WoW’s most interesting lore isn’t written by the developers themselves, but created by the players across the years. There are dozens of well-known stories and characters that sprung from the community themselves. That rabbit hole is often more interesting than the actual game’s narrative.
The Compelling Nature of Multiplayer
We’ve brought up how multiplayer elements can often perform the functions of narrative in previous installments of this series. This element in MMOs however is entirely predicated upon the human ego.
Instead of rewarding grindy gameplay with an evolution of mechanics or narrative development, MMOs reward players in an entirely material way. But that gold and experience all translates into something far more important: the opportunity to appear better than everyone else.
Since the world of an MMO is entirely open, you’re free to show off your fancy weapons and expensive cosmetics to anyone and everyone. Instead of your collection being a mark of personal pride, it’s free for everyone to bear witness to. This is far more rewarding than any achievement ever will be.
It keeps people playing through genuinely boring gameplay, like farming for loot for hours on end. It can have people replaying the same content dozens of times in a week for one boss drop. It’s the prime reason these games extend so far beyond their narrative conclusions.
Second to this, but just as essential, are guilds and raiding groups. Interpersonal relationships and commitments can keep people pushing through these games far longer than a story ever could. While role-playing guilds do exist, even they have to take a purely mechanical approach to raid or operations style gameplay, or risk being annihilated.
Building a World Worth Playing In
While all this keeps people playing, it’s the world itself that makes people interested in playing in the first place. The lore is the foundation for all raids and loot that players enjoy. If the lore isn’t compelling, neither will be the material written from it.
People grind credits for weeks to afford enough gear to make themselves look like Darth Nihilus or Darth Revan. But that entire process is motivated by the lore that spawned those characters.
The planets and creatures inhabiting an MMO need to be vibrant and interesting enough to keep people farming them. The raids and their bosses need to be dramatic enough to make them worth taking down. MMOs may be able to keep players enthralled for years of their lives, but they need somewhere enthralling enough to do it.
The Budgeting Issues of MMOs
This can become increasingly problematic in terms of budget, however. There are currently 28 different planets in SWTOR. Each one of them has its own open world environment that needs to be visually distinct from the last.
Not to mention that they all have dozens of quests associated with them with fully-voiced cutscenes. The kind of scope that these games deal in can make them impossibly expensive. For a while, SWTOR even held the record for the most expensive game ever developed.

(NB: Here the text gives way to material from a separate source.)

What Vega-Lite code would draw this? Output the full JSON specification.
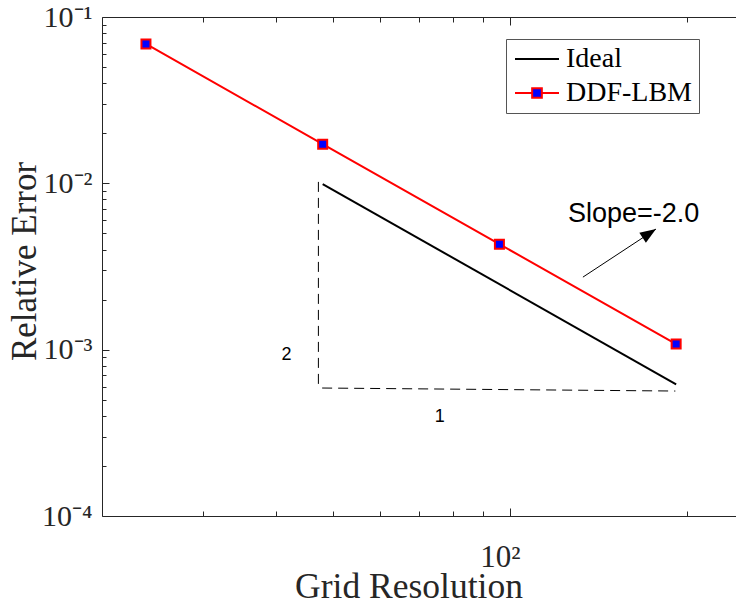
{
  "$schema": "https://vega.github.io/schema/vega-lite/v6.json",
  "width": 634,
  "height": 499,
  "autosize": {"type": "none"},
  "padding": {"left": 102, "top": 17, "right": 0, "bottom": 88},
  "background": "white",
  "config": {
    "view": {"stroke": null},
    "axis": {
      "domainColor": "#262626",
      "tickColor": "#262626",
      "labelColor": "#262626",
      "titleColor": "#262626",
      "labelFont": "Liberation Serif",
      "titleFont": "Liberation Serif",
      "grid": false,
      "titleFontWeight": "normal"
    }
  },
  "datasets": {
    "series": [
      {"res": 48, "err": 0.0099, "series": "Ideal"},
      {"res": 192, "err": 0.000619, "series": "Ideal"},
      {"res": 24, "err": 0.0689, "series": "DDF-LBM"},
      {"res": 48, "err": 0.0172, "series": "DDF-LBM"},
      {"res": 96, "err": 0.00431, "series": "DDF-LBM"},
      {"res": 192, "err": 0.00108, "series": "DDF-LBM"}
    ],
    "guides": [
      {"x": 47.2, "y": 0.0102, "x2": 47.2, "y2": 0.000596},
      {"x": 47.9, "y": 0.000588, "x2": 191.4, "y2": 0.000564}
    ],
    "arrow": [{"x": 133.2, "y": 0.00273, "x2": 177.4, "y2": 0.00531}],
    "slope": [{"x": 125.6, "y": 0.00585, "text": "Slope=-2.0"}],
    "ratio": [
      {"x": 41.67, "y": 0.000928, "text": "2"},
      {"x": 75.99, "y": 0.000393, "text": "1"}
    ]
  },
  "resolve": {"axis": {"x": "independent", "y": "independent"}},
  "layer": [
    {
      "data": {"name": "series"},
      "mark": {"type": "line", "strokeWidth": 2},
      "encoding": {
        "x": {
          "field": "res", "type": "quantitative",
          "scale": {"type": "log", "domain": [20.2, 242.8], "nice": false},
          "axis": {
            "orient": "bottom",
            "values": [30, 40, 50, 60, 70, 80, 90, 100, 200],
            "labelExpr": "datum.value == 100 ? '10²' : ''",
            "tickSize": {"condition": {"test": "datum.value == 100", "value": -8}, "value": -5},
            "labelFontSize": 31,
            "labelPadding": 34,
            "labelOffset": -10,
            "labelFlush": false,
            "labelOverlap": false,
            "title": "Grid Resolution",
            "titleFontSize": 35.5,
            "titleX": 306.5,
            "titleY": 81,
            "titleBaseline": "alphabetic",
            "titleAnchor": "middle"
          }
        },
        "y": {
          "field": "err", "type": "quantitative",
          "scale": {"type": "log", "domain": [0.0001, 0.1], "nice": false},
          "axis": {
            "orient": "left",
            "values": [0.0001, 0.0002, 0.0003, 0.0004, 0.0005, 0.0006, 0.0007, 0.0008, 0.0009,
                       0.001, 0.002, 0.003, 0.004, 0.005, 0.006, 0.007, 0.008, 0.009,
                       0.01, 0.02, 0.03, 0.04, 0.05, 0.06, 0.07, 0.08, 0.09, 0.1],
            "labelExpr": "datum.value == 0.1 ? '10⁻¹' : datum.value == 0.01 ? '10⁻²' : datum.value == 0.001 ? '10⁻³' : datum.value == 0.0001 ? '10⁻⁴' : ''",
            "tickSize": {"condition": {"test": "datum.value == 0.1 || datum.value == 0.01 || datum.value == 0.001 || datum.value == 0.0001", "value": -7}, "value": -4},
            "labelFontSize": 30,
            "labelPadding": 17,
            "labelFlush": false,
            "labelOverlap": false,
            "title": "Relative Error",
            "titleFontSize": 35,
            "titleX": -67,
            "titleY": 244,
            "titleBaseline": "alphabetic",
            "titleAngle": -90,
            "titleAnchor": "middle"
          }
        },
        "color": {
          "field": "series", "type": "nominal",
          "scale": {"domain": ["Ideal", "DDF-LBM"], "range": ["#000000", "#ff0000"]},
          "legend": {
            "orient": "none",
            "legendX": 404,
            "legendY": 22,
            "title": null,
            "padding": 6,
            "rowPadding": 6,
            "labelFont": "Liberation Serif",
            "labelFontSize": 28,
            "labelColor": "#000000",
            "labelOffset": 15,
            "symbolOffset": 11,
            "labelLimit": 300,
            "strokeColor": "#555555",
            "fillColor": "white",
            "symbolSize": 484,
            "symbolStrokeWidth": 2,
            "encode": {
              "symbols": {
                "update": {
                  "shape": {"signal": "datum.value == 'Ideal' ? 'M-2,0H2' : 'M-2,0H-0.44M0.44,0H2M-0.44,-0.44H0.44V0.44H-0.44Z'"},
                  "fill": {"signal": "datum.value == 'Ideal' ? 'transparent' : '#0000ff'"}
                }
              }
            }
          }
        }
      }
    },
    {
      "data": {"name": "series"},
      "transform": [{"filter": "datum.series == 'DDF-LBM'"}],
      "mark": {"type": "point", "shape": "square", "filled": true, "fill": "#0000ff", "stroke": "#ff0000", "strokeWidth": 2, "size": 81, "opacity": 1},
      "encoding": {
        "x": {
          "field": "res", "type": "quantitative",
          "scale": {"type": "log", "domain": [20.2, 242.8], "nice": false},
          "axis": {
            "orient": "top",
            "values": [30, 40, 50, 60, 70, 80, 90, 100, 200],
            "labels": false,
            "tickSize": {"condition": {"test": "datum.value == 100", "value": -8}, "value": -5},
            "title": null
          }
        },
        "y": {
          "field": "err", "type": "quantitative",
          "scale": {"type": "log", "domain": [0.0001, 0.1], "nice": false},
          "axis": null
        }
      }
    },
    {
      "data": {"name": "guides"},
      "mark": {"type": "rule", "color": "#000000", "strokeWidth": 1, "strokeDash": [10, 6]},
      "encoding": {
        "x": {"field": "x", "type": "quantitative", "scale": {"type": "log", "domain": [20.2, 242.8], "nice": false}, "axis": null},
        "y": {"field": "y", "type": "quantitative", "scale": {"type": "log", "domain": [0.0001, 0.1], "nice": false}, "axis": null},
        "x2": {"field": "x2"},
        "y2": {"field": "y2"}
      }
    },
    {
      "data": {"name": "arrow"},
      "mark": {"type": "rule", "color": "#000000", "strokeWidth": 1},
      "encoding": {
        "x": {"field": "x", "type": "quantitative", "scale": {"type": "log", "domain": [20.2, 242.8], "nice": false}, "axis": null},
        "y": {"field": "y", "type": "quantitative", "scale": {"type": "log", "domain": [0.0001, 0.1], "nice": false}, "axis": null},
        "x2": {"field": "x2"},
        "y2": {"field": "y2"}
      }
    },
    {
      "data": {"name": "arrow"},
      "mark": {"type": "point", "shape": "M0,0L-0.6,1.6L0.6,1.6Z", "filled": true, "fill": "#000000", "strokeWidth": 0, "size": 400, "angle": 56.7, "opacity": 1},
      "encoding": {
        "x": {"field": "x2", "type": "quantitative", "scale": {"type": "log", "domain": [20.2, 242.8], "nice": false}, "axis": null},
        "y": {"field": "y2", "type": "quantitative", "scale": {"type": "log", "domain": [0.0001, 0.1], "nice": false}, "axis": null}
      }
    },
    {
      "data": {"name": "slope"},
      "mark": {"type": "text", "font": "Liberation Sans", "fontSize": 27, "align": "left", "baseline": "alphabetic", "color": "#000000"},
      "encoding": {
        "x": {"field": "x", "type": "quantitative", "scale": {"type": "log", "domain": [20.2, 242.8], "nice": false}, "axis": null},
        "y": {"field": "y", "type": "quantitative", "scale": {"type": "log", "domain": [0.0001, 0.1], "nice": false}, "axis": null},
        "text": {"field": "text"}
      }
    },
    {
      "data": {"name": "ratio"},
      "mark": {"type": "text", "font": "Liberation Sans", "fontSize": 18, "align": "center", "baseline": "middle", "color": "#000000"},
      "encoding": {
        "x": {"field": "x", "type": "quantitative", "scale": {"type": "log", "domain": [20.2, 242.8], "nice": false}, "axis": null},
        "y": {"field": "y", "type": "quantitative", "scale": {"type": "log", "domain": [0.0001, 0.1], "nice": false}, "axis": null},
        "text": {"field": "text"}
      }
    }
  ]
}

The story isn’t only impeded by its mechanics, it’s impeded by the scope it needs to encompass. Any game deliberately designed to keep your eye for years has an impossible task creating a story that can fulfill even a fraction of that.
Story in an MMO is a complex matter. When it requires so much to create something that half your player-base will likely never acknowledge, it doesn’t seem remotely worth it. However, these games cannot survive without it. Players may not notice the presence of narrative, but they notice its absence. There’s a laundry list of empty, lifeless and now defunct MMOs that can attest to that.
A narrative in an MMO may only occupy players for twenty hours out of a thousand. But that twenty hours gives context to the thousand. It establishes the world they’re playing in and sometimes even giving their lives to. For those players that do find something to love in the story of your world, they’ll be loyal to it for years.